The increasing life expectancy is causing a fast ageing population around the globe, which is raising the demand on assistive systems based on ambient intelligence. While numerous papers have focused on the physical aspects in elderly, only a few works have attempted to regulate their emotional state. In this work, a new approach for monitoring and detecting the emotional state in elderly is presented. First, different physiological signals are acquired by means of wearable sensors, and data are transmitted to the embedded system. Next, noise and artifacts are removed by applying different signal processing techniques, depending on the signal behavior. Finally, several temporal and statistical markers are extracted and used to feed the classification model. In this very first version, a logistic regression model is used to detect two possible emotional states. In order to calibrate the model and adjust the boundary decision, twenty volunteers have agreed to be monitored and recorded to train the model. Finally, a decision maker regulates the environment, acting directly upon the elderly’s emotional state.
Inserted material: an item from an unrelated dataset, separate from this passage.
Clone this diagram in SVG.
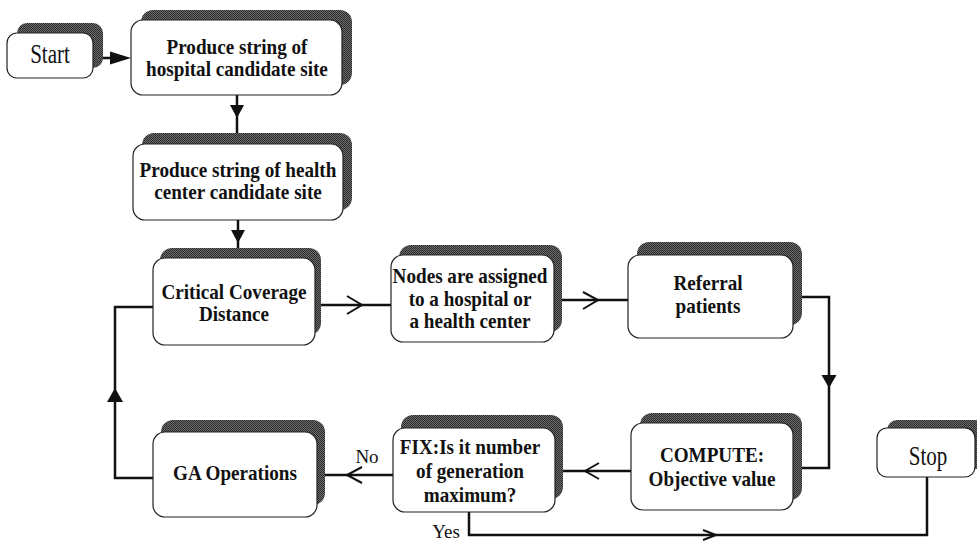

Arturo Martínez-Rodrigo, Roberto Zangróniz, José Manuel Pastor, José Miguel Latorre, Antonio Fernández-Caballero

Augmented Tangible Surfaces to Support Cognitive Games for Ageing People

The continuous and rapidly increasing elderly population requires a revision of technology design in order to devise systems usable and meaningful for this social group. Most applications for ageing people are built to provide supporting services, taking into account the physical and cognitive abilities that decrease over time. However, this paper focuses on building technology to improve such capacities, or at least slow down their decline, through cognitive games. This is achieved by means of a digitally-augmented table-like surface that combines touch with tangible input for a more natural, intuitive, and appealing means of interaction. Its construction materials make it an affordable device likely to be used in retirement homes in the context of therapeutic activities, and its form factor enables a versatile, quick, and scalable configuration, as well as a socializing experience.